[START OF Exercise data]

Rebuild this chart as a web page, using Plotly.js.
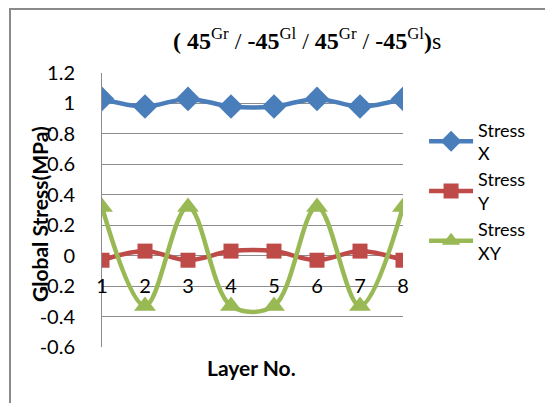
<!DOCTYPE html>
<html>
<head>
<meta charset="utf-8">
<script src="https://cdn.plot.ly/plotly-3.0.1.min.js"></script>
<style>
  html, body { margin: 0; padding: 0; background: #fff; }
  #wrap { position: relative; width: 545px; height: 403px; overflow: hidden; }
  #chart { position: absolute; left: 0; top: 0; width: 545px; height: 403px; }
  #frame { position: absolute; left: 9px; top: 8px; width: 560px; height: 420px;
           border-left: 2px solid #8a8a8a; border-top: 2px solid #8a8a8a; pointer-events: none; }
</style>
</head>
<body>
<div id="wrap">
  <div id="chart"></div>
  <div id="frame"></div>
</div>
<script>
const layers = [1, 2, 3, 4, 5, 6, 7, 8];
const stressX = [1.03, 0.98, 1.03, 0.98, 0.98, 1.03, 0.98, 1.03];
const stressY = [-0.03, 0.03, -0.03, 0.03, 0.03, -0.03, 0.03, -0.03];
const stressXY = [0.32, -0.33, 0.32, -0.33, -0.33, 0.32, -0.33, 0.32];
const yTicks = [-0.6, -0.4, -0.2, 0, 0.2, 0.4, 0.6, 0.8, 1, 1.2];
const yTickText = ['-0.6', '-0.4', '-0.2', '0', '0.2', '0.4', '0.6', '0.8', '1', '1.2'];

const font = 'Lato, "Open Sans", sans-serif';

function tr(name, y, color, symbol, size, group) {
  return {
    x: layers, y: y, name: name, type: 'scatter', mode: 'lines+markers',
    legendgroup: group,
    line: { color: color, width: 4.5, shape: 'spline', smoothing: 1 },
    marker: { color: color, symbol: symbol, size: size }
  };
}

const data = [
  tr('Stress<br>X', stressX, '#4a7ebb', 'diamond', 19, 'a'),
  tr('Stress<br>Y', stressY, '#be4b48', 'square', 15, 'b'),
  tr('Stress<br>XY', stressXY, '#98b954', 'triangle-up', 19, 'c')
];

const layout = {
  width: 545, height: 403,
  margin: { l: 102, r: 142, t: 73, b: 56 },
  paper_bgcolor: '#fff', plot_bgcolor: '#fff',
  showlegend: true,
  legend: {
    x: 1.07, y: 0.86, xanchor: 'left', yanchor: 'top',
    font: { family: font, size: 18, color: '#000' },
    itemwidth: 44,
    tracegroupgap: 0, bgcolor: 'rgba(0,0,0,0)'
  },
  xaxis: {
    range: [1, 8], tickvals: layers, ticktext: layers.map(String),
    anchor: 'free', position: 1/3,
    showgrid: false, zeroline: false, showline: false,
    ticks: '', ticklabelstandoff: 16,
    tickfont: { family: font, size: 20, color: '#000' }
  },
  yaxis: {
    range: [-0.6, 1.2], tickvals: yTicks, ticktext: yTickText,
    showgrid: true, gridcolor: '#8c8c8c', gridwidth: 1,
    zeroline: false, showline: true, linecolor: '#8c8c8c', linewidth: 1,
    ticks: '', ticklabelstandoff: 22,
    tickfont: { family: font, size: 20, color: '#000' }
  },
  annotations: [
    { text: '<b>( 45</b><sup>Gr</sup> / <b>-45</b><sup>Gl</sup> / <b>45</b><sup>Gr</sup> / <b>-45</b><sup>Gl</sup><b>)</b>s',
      xref: 'paper', yref: 'paper', x: (307 - 102) / 301, y: (347 - 39) / 274,
      xanchor: 'center', yanchor: 'middle', showarrow: false,
      font: { family: '"Liberation Serif", "Times New Roman", serif', size: 24, color: '#000' } },
    { text: '<b>Global Stress(MPa)</b>', textangle: -90,
      xref: 'paper', yref: 'paper', x: (39 - 102) / 301, y: (347 - 214) / 274,
      xanchor: 'center', yanchor: 'middle', showarrow: false,
      font: { family: font, size: 21, color: '#000' } },
    { text: '<b>Layer No.</b>',
      xref: 'paper', yref: 'paper', x: (251 - 102) / 301, y: (347 - 367) / 274,
      xanchor: 'center', yanchor: 'middle', showarrow: false,
      font: { family: font, size: 21, color: '#000' } }
  ]
};

Plotly.newPlot('chart', data, layout, { displayModeBar: false, staticPlot: true });
</script>
</body>
</html>
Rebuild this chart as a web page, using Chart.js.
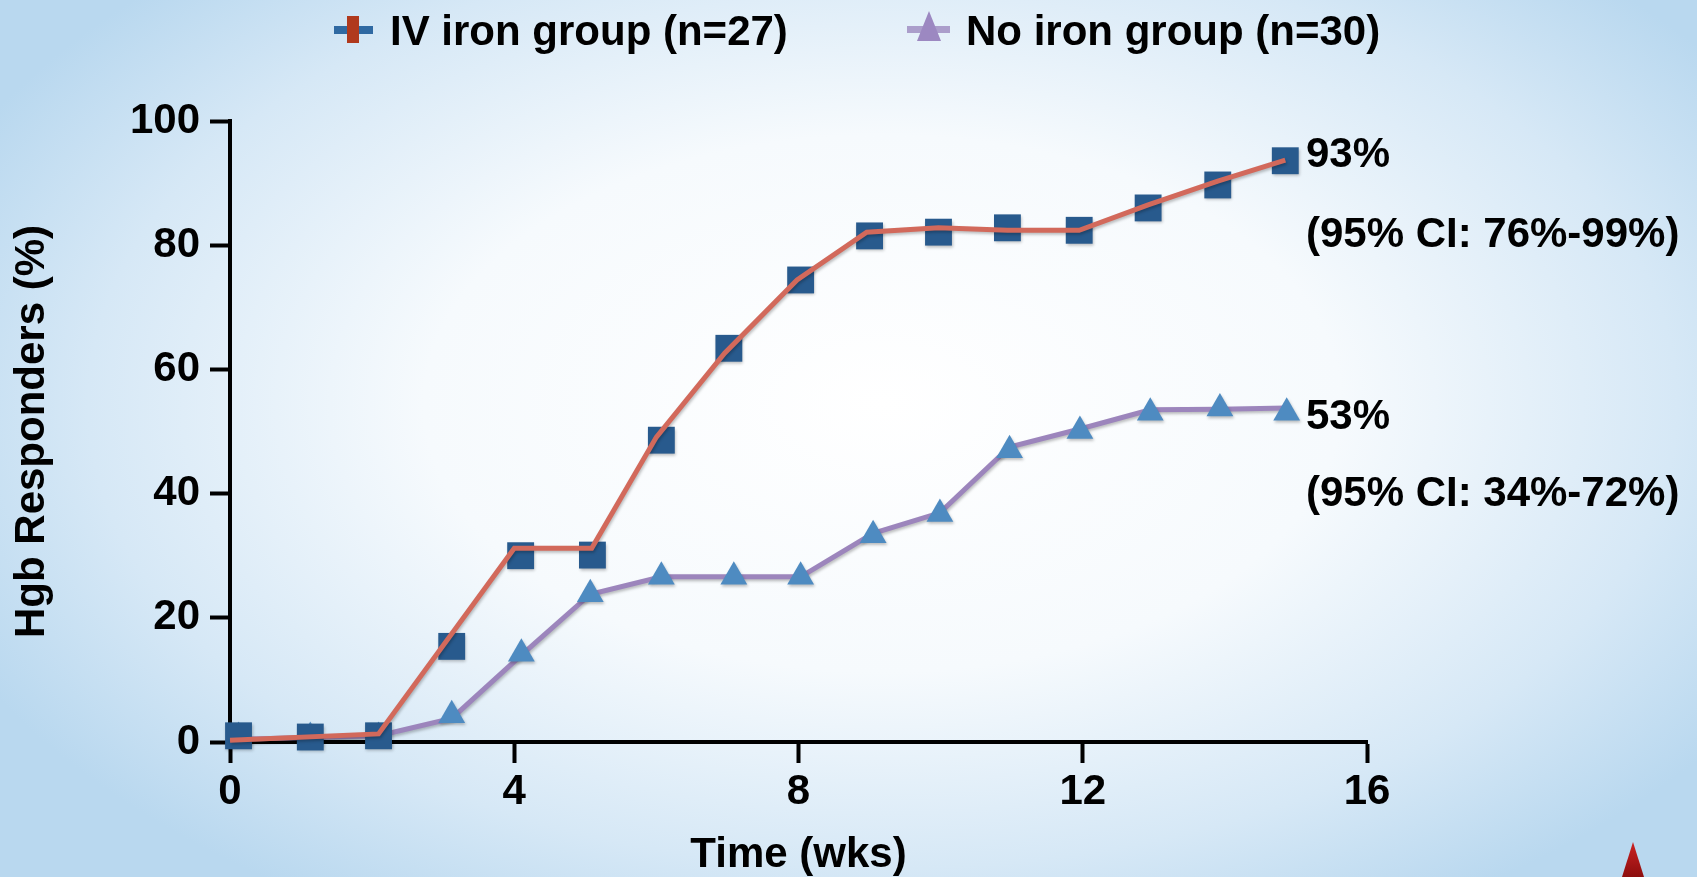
<!DOCTYPE html>
<html lang="en">
<head>
    <meta charset="UTF-8">
    <title>Hgb Responders</title>
    <style>
        html, body { margin: 0; padding: 0; }
        body {
            width: 1697px;
            height: 877px;
            overflow: hidden;
            position: relative;
            background: radial-gradient(ellipse 60% 68% at 52% 46%, #ffffff 0%, #f6fafd 45%, #d6e8f6 78%, #b9d8ef 100%);
        }
        .chart-box { position: absolute; left: 0; top: 0; width: 1697px; height: 877px; }
        .spike {
            position: absolute; left: 1622px; top: 842px; width: 22px; height: 35px;
            background: linear-gradient(#cc2222, #8c0e0e);
            clip-path: polygon(50% 0, 100% 100%, 0 100%);
        }
    </style>
</head>
<body>
    <div class="chart-box"><canvas id="myChart"></canvas></div>
    <div class="spike"></div>

    <script src="https://cdn.jsdelivr.net/npm/chart.js"></script>
    <script>
        // series labels
        const seriesLabels = ['IV iron group (n=27)', 'No iron group (n=30)'];

        // IV iron group: square markers and the connecting line
        const ivMarkWeeks = [0.12, 1.13, 2.09, 3.12, 4.09, 5.1, 6.07, 7.02, 8.03, 9.0, 9.97, 10.94, 11.95, 12.92, 13.9, 14.85];
        const ivMarkValues = [1.0, 0.8, 1.0, 15.4, 30.0, 30.1, 48.6, 63.4, 74.4, 81.5, 82.1, 82.8, 82.4, 86.0, 89.7, 93.6];
        const ivLineWeeks = [0, 2.09, 4.0, 5.09, 6.0, 6.96, 7.98, 8.96, 9.97, 10.94, 11.95, 12.92, 13.9, 14.85];
        const ivLineValues = [0.3, 1.3, 31.2, 31.2, 49.1, 62.6, 74.4, 82.1, 82.8, 82.4, 82.4, 86.5, 90.3, 93.7];

        // No iron group: triangle markers and the connecting line
        const noMarkWeeks = [0.12, 1.13, 2.09, 3.12, 4.1, 5.07, 6.07, 7.09, 8.03, 9.05, 9.99, 10.97, 11.96, 12.95, 13.93, 14.87];
        const noMarkValues = [0.8, 0.8, 0.8, 4.3, 14.2, 23.8, 26.6, 26.6, 26.6, 33.3, 36.7, 47.0, 50.1, 53.0, 53.7, 53.0];
        const noLineWeeks = [0, 2.09, 3.12, 4.1, 5.07, 6.07, 8.03, 9.05, 9.99, 10.97, 11.96, 12.95, 13.93, 14.87];
        const noLineValues = [0.4, 1.0, 3.8, 14.0, 23.8, 26.6, 26.6, 33.6, 36.9, 47.5, 50.4, 53.5, 53.6, 53.8];

        // axis ticks
        const xTicks = [0, 4, 8, 12, 16];
        const yTicks = [0, 20, 40, 60, 80, 100];

        // text to the right of the lines
        const annoLabels = ['93%', '(95% CI: 76%-99%)', '53%', '(95% CI: 34%-72%)'];
        const annoValues = [94.5, 81.6, 52.3, 39.8];

        const FONT = '"Liberation Sans", Arial, Helvetica, sans-serif';

        function pts(xs, ys) {
            return xs.map((x, i) => ({ x: x, y: ys[i] }));
        }

        const legendPlugin = {
            id: 'topLegend',
            afterDraw(chart) {
                const ctx = chart.ctx;
                ctx.save();
                // IV iron icon
                ctx.fillStyle = '#2f69a2';
                ctx.fillRect(334, 26, 39, 8);
                ctx.fillStyle = '#b0391d';
                ctx.fillRect(347, 16, 12, 27);
                // No iron icon
                ctx.fillStyle = '#ab9ecb';
                ctx.fillRect(907, 26, 43, 7);
                ctx.fillStyle = '#9c88c1';
                ctx.beginPath();
                ctx.moveTo(929, 11);
                ctx.lineTo(941, 41);
                ctx.lineTo(917, 41);
                ctx.closePath();
                ctx.fill();

                ctx.font = 'bold 42px ' + FONT;
                ctx.fillStyle = '#000';
                ctx.textBaseline = 'alphabetic';
                ctx.textAlign = 'left';
                ctx.fillText(seriesLabels[0], 390, 45);
                ctx.fillText(seriesLabels[1], 966, 45);
                ctx.restore();
            }
        };

        // soft drop shadow under the marks, like the slide
        const shadowPlugin = {
            id: 'markShadow',
            beforeDatasetDraw(chart) {
                const ctx = chart.ctx;
                ctx.save();
                ctx.shadowColor = 'rgba(0, 0, 0, 0.25)';
                ctx.shadowBlur = 3;
                ctx.shadowOffsetX = 1;
                ctx.shadowOffsetY = 2;
            },
            afterDatasetDraw(chart) {
                chart.ctx.restore();
            }
        };

        const annoPlugin = {
            id: 'sideNotes',
            afterDatasetsDraw(chart) {
                const ctx = chart.ctx;
                const xs = chart.scales.x;
                const ys = chart.scales.y;
                ctx.save();
                ctx.font = 'bold 42px ' + FONT;
                ctx.fillStyle = '#000';
                ctx.textBaseline = 'middle';
                ctx.textAlign = 'left';
                const x0 = xs.getPixelForValue(15) + 10;
                annoLabels.forEach((t, i) => {
                    ctx.fillText(t, x0, ys.getPixelForValue(annoValues[i]));
                });
                ctx.restore();
            }
        };

        const ctx = document.getElementById('myChart').getContext('2d');
        const chart = new Chart(ctx, {
            type: 'scatter',
            data: {
                datasets: [
                    {
                        label: seriesLabels[0] + ' line',
                        data: pts(ivLineWeeks, ivLineValues),
                        showLine: true,
                        borderColor: '#d2695b',
                        borderWidth: 5,
                        pointRadius: 0,
                        tension: 0,
                        clip: false
                    },
                    {
                        label: seriesLabels[0],
                        data: pts(ivMarkWeeks, ivMarkValues),
                        showLine: false,
                        pointStyle: 'rect',
                        pointRadius: 19,
                        pointBackgroundColor: '#285a8d',
                        pointBorderWidth: 0,
                        clip: false
                    },
                    {
                        label: seriesLabels[1],
                        data: pts(noMarkWeeks, noMarkValues),
                        showLine: false,
                        pointStyle: 'triangle',
                        pointRadius: 15.5,
                        pointBackgroundColor: '#4e8bc1',
                        pointBorderWidth: 0,
                        clip: false
                    },
                    {
                        label: seriesLabels[1] + ' line',
                        data: pts(noLineWeeks, noLineValues),
                        showLine: true,
                        borderColor: '#9c85bc',
                        borderWidth: 5,
                        pointRadius: 0,
                        tension: 0,
                        clip: false
                    }
                ]
            },
            options: {
                responsive: true,
                maintainAspectRatio: false,
                animation: false,
                layout: { padding: { top: 121, right: 330, left: 0, bottom: 0 } },
                plugins: {
                    legend: { display: false },
                    tooltip: { enabled: false }
                },
                scales: {
                    x: {
                        type: 'linear',
                        min: 0,
                        max: 16,
                        afterFit: function(scale) { scale.height = 135; },
                        afterBuildTicks: function(scale) { scale.ticks = xTicks.map(v => ({ value: v })); },
                        border: { display: true, color: '#000', width: 4 },
                        grid: { drawOnChartArea: false, drawTicks: true, tickLength: 21, tickColor: '#000', tickWidth: 4 },
                        ticks: { color: '#000', padding: 4, font: { family: FONT, size: 42, weight: 'bold' } },
                        title: {
                            display: true,
                            text: 'Time (wks)',
                            color: '#000',
                            padding: { top: 0, bottom: 1 },
                            font: { family: FONT, size: 42, weight: 'bold', lineHeight: 1 }
                        }
                    },
                    y: {
                        min: 0,
                        max: 100,
                        afterFit: function(scale) { scale.width = 230; },
                        afterBuildTicks: function(scale) { scale.ticks = yTicks.map(v => ({ value: v })); },
                        border: { display: true, color: '#000', width: 4 },
                        grid: { drawOnChartArea: false, drawTicks: true, tickLength: 20, tickColor: '#000', tickWidth: 4 },
                        ticks: { color: '#000', padding: 10, font: { family: FONT, size: 42, weight: 'bold' } },
                        title: {
                            display: true,
                            text: 'Hgb Responders (%)',
                            color: '#000',
                            padding: { top: 11, bottom: 0 },
                            font: { family: FONT, size: 42, weight: 'bold', lineHeight: 1 }
                        }
                    }
                }
            },
            plugins: [shadowPlugin, legendPlugin, annoPlugin]
        });
    </script>
</body>
</html>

[END OF Exercise data]

Every line that holds the word "page" should be extracted.

→ Solution for this task:
Rebuild this chart as a web page, using Plotly.js.
Rebuild this chart as a web page, using Chart.js.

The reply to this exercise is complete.